Dass dies am Ende bedeuten würde, dass ein Banker für sein Kind in Luxemburg mehr Kindergeld bekommt als eine Pflegerin für ihr Kind in der Slowakei, kommentiert Schulze mit den Worten "ja, so ist das Leben". Es gehe darum, wo das Kind lebt und wie hoch die Kosten dort sind. Die Familienbeihilfe sei anders als die Pension eine steuer- und nicht beitragsfinanzierte Sozialleistung. "Die Rente kriege ich, weil ich ein Leben lang dafür gearbeitet und eingezahlt habe, egal ob ich meinen Lebensabend in Spanien, Deutschland oder Österreich verbringe. Die Familienleistung zahlt der Staat freiwillig aus dem Gesamtsteuereinkommen."

Der CDU-Abgeordnete erwartet früher oder später eine Änderung der Auszahlungspraxis. "David Cameron wurde von den anderen EU-Staatschefs die Indexierung versprochen, um die Briten in der EU zu halten. Warum sollte das heute nicht mehr gelten?"

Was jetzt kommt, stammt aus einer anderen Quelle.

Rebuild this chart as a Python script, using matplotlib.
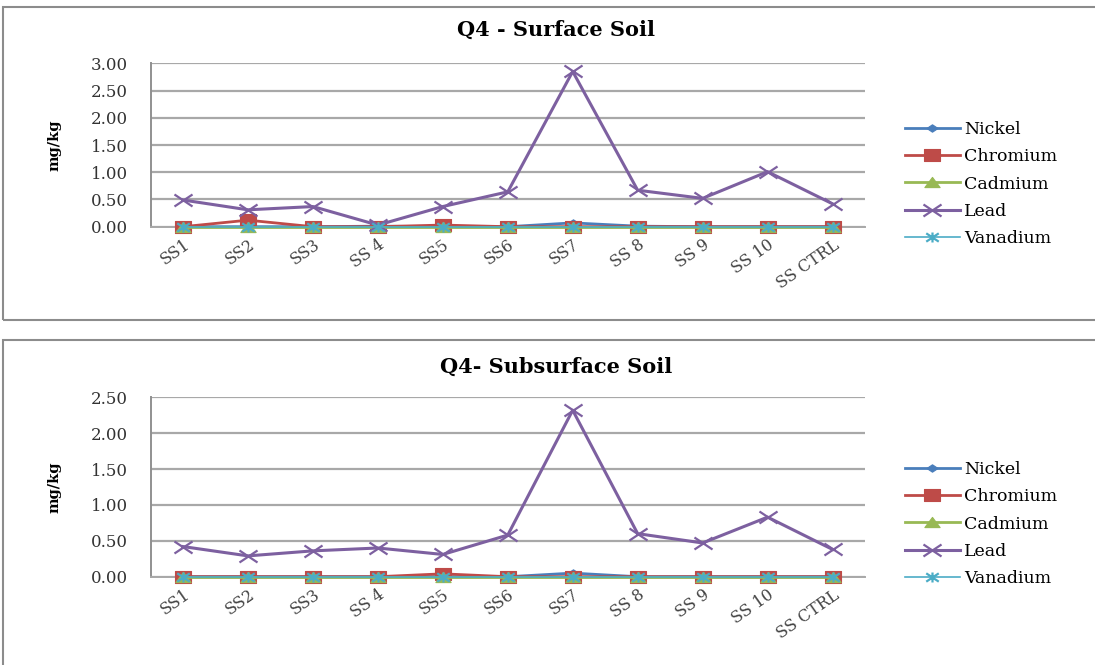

In Österreich wurden 2016 rund 273 Millionen Euro an Familienbeihilfe für im Ausland lebende Kinder ausbezahlt. Laut Familienministerium würde eine Indexierung Einsparungen von etwa 114 Millionen Euro bringen, weil der Großteil der Fälle Kinder in osteuropäischen Ländern betrifft, wo die Lebenshaltungskosten niedriger sind als in Österreich. In Deutschland werden laut Medienberichten knapp 500 Millionen Euro pro Jahr an Kindergeldleistungen ins EU-Ausland transferiert.